KAMIS-Jum’at, 19-20 September 2019, mata publik terhenyak dengan pergerakan mahasiswa di depan gedung DPR/MPR Jakarta. Mereka menyuarakan penolakan terhadap Rancangan KUHP dan Revisi UU KPK.
Rancangan KHUP berisi pasal karet yang akan menjerat para pengkritik pemerintah dan presiden/wakil presiden. Ini yang semakin menguatkan para mahasiswa bahwa Jokowi mempersiapkan rezim anti kritik dan menjadi penanda lahirnya kembali rezim otoriter new orde baru.
Yang membuat marah mahasiswa memuncak adalah Revisi UU KPK yang sudah ditetapkan jadi UU. Hal ini akan mengebiri lembaga anti raswah ini untuk memberantas korupsi. Adanya institusi Dewan Pengawas dirasa akan mematikan pergerakan KPK untuk memberantas korupsi. Termasuk terpilihnya Firli yang penuh kontroversi menjadi sasaran kritik mahasiswa.
Pergerakan mahasiswa disinyalir tak akan berhenti sampai tuntutan mereka tercapai. Dan benar adanya, Senin 23 September, Yogya bergerak, Malang bergerak, Cirebon bergerak, Jember bergerak, Kaltim bergerak. Informasi yang berkembang gerakan ini akan terus naik sampai Oktober dan memuncak panas.
Korupsi memang menjadi masalah berat negeri ini. Paparan virus korupsi telah menjangkiti hampir seluruh sendi negeri ini. Adanya institusi KPK dianggap menjadi satu-satunya jalan pemberantasan korupsi. Jadi kalo KPK dimatikan maka ini sama saja negeri ini dibuka lebar-lebar untuk dikuasai para koruptor.

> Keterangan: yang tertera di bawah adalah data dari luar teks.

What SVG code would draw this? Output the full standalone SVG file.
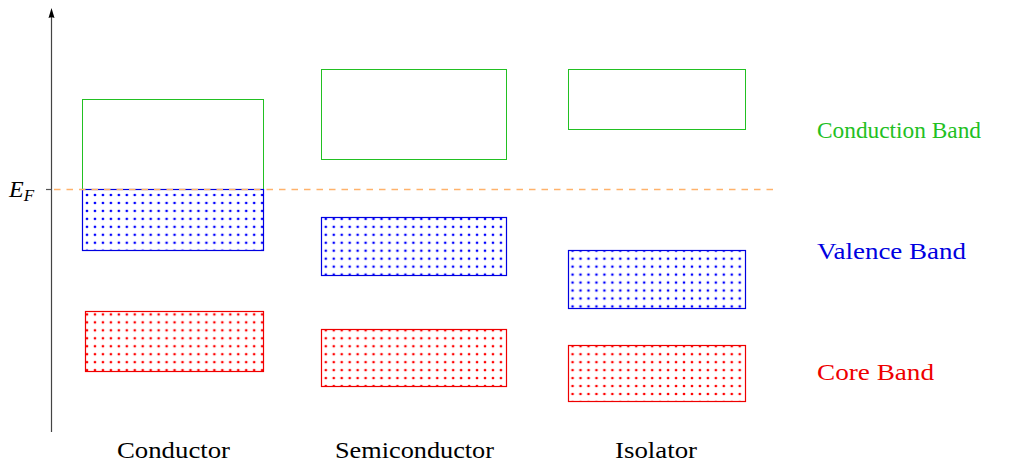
<svg xmlns="http://www.w3.org/2000/svg" width="1011" height="461" viewBox="0 0 1011 461">
<style>
text{font-family:"Liberation Serif","DejaVu Serif",serif;font-size:24px}
.cb{fill:none;stroke:#22c022;stroke-width:1}
.vb{fill:url(#dotsB);stroke:#0000e0;stroke-width:1.2}
.rb{fill:url(#dotsR);stroke:#ee0000;stroke-width:1.2}
</style>
<defs>
<pattern id="dotsB" patternUnits="userSpaceOnUse" x="83.02" y="191.02" width="7.96" height="7.96">
<circle cx="3.98" cy="3.98" r="1.35" fill="#0000ff"/>
</pattern>
<pattern id="dotsR" patternUnits="userSpaceOnUse" x="83.02" y="191.02" width="7.96" height="7.96">
<circle cx="3.98" cy="3.98" r="1.35" fill="#ff0000"/>
</pattern>
</defs>
<g id="connectors">
<line x1="51.5" y1="432" x2="51.5" y2="16" stroke="#444" stroke-width="1.2"/>
<path d="M51.5,8 L54.5,18 Q51.5,16.5 48.5,18 Z" fill="#000"/>
<line x1="46" y1="189.5" x2="51.5" y2="189.5" stroke="#555" stroke-width="1.2"/>
</g>
<g id="conductor">
<rect class="cb" x="82.5" y="99.5" width="181" height="90"/>
<rect class="vb" x="82.5" y="189.5" width="181" height="61"/>
<rect class="rb" x="85.5" y="311.5" width="178" height="60"/>
<text x="117" y="458" textLength="113" lengthAdjust="spacingAndGlyphs">Conductor</text>
</g>
<g id="semiconductor">
<rect class="cb" x="321.5" y="69.5" width="185" height="90"/>
<rect class="vb" x="321.5" y="217.5" width="185" height="58"/>
<rect class="rb" x="321.5" y="329.5" width="185" height="57"/>
<text x="335" y="458" textLength="159" lengthAdjust="spacingAndGlyphs">Semiconductor</text>
</g>
<g id="isolator">
<rect class="cb" x="568.5" y="69.5" width="177" height="60"/>
<rect class="vb" x="568.5" y="250.5" width="177" height="58"/>
<rect class="rb" x="568.5" y="345.5" width="177" height="56"/>
<text x="615" y="458" textLength="82" lengthAdjust="spacingAndGlyphs">Isolator</text>
</g>
<g id="fermi">
<line x1="52" y1="189.5" x2="775" y2="189.5" stroke="#ffb26b" stroke-width="1.5" stroke-dasharray="6.5,6" stroke-dashoffset="-2"/>
<text x="9" y="197" font-style="italic" font-size="26">E<tspan font-size="17" dy="4">F</tspan></text>
</g>
<g id="legend">
<text x="817" y="138" fill="#22c022" textLength="164" lengthAdjust="spacingAndGlyphs">Conduction Band</text>
<text x="817" y="259" fill="#0000e0" textLength="149" lengthAdjust="spacingAndGlyphs">Valence Band</text>
<text x="817" y="380" fill="#ee0000" textLength="117" lengthAdjust="spacingAndGlyphs">Core Band</text>
</g>
</svg>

Tetapi muncul pertanyaan menggelitik, mengapa korupsi kecil-kecil yang dibabat sama KPK? Bagaimana kabar skandal BLBI, Century, E-KTP, penyelewengan dana desa dan skandal korupsi besar lainnya?
Disinilah akhirnya menjadi beban masalah berikutnya. Tebang pilih kasus dapat dilihat oleh publik. Wajar bila kemudian publik beranggapan bahwa lembaga anti raswah ini juga syarat kepentingan para elit. Sampai kemudian muncul seloroh “Siapa yang menguasai Kuningan maka dia yang menguasai negeri”.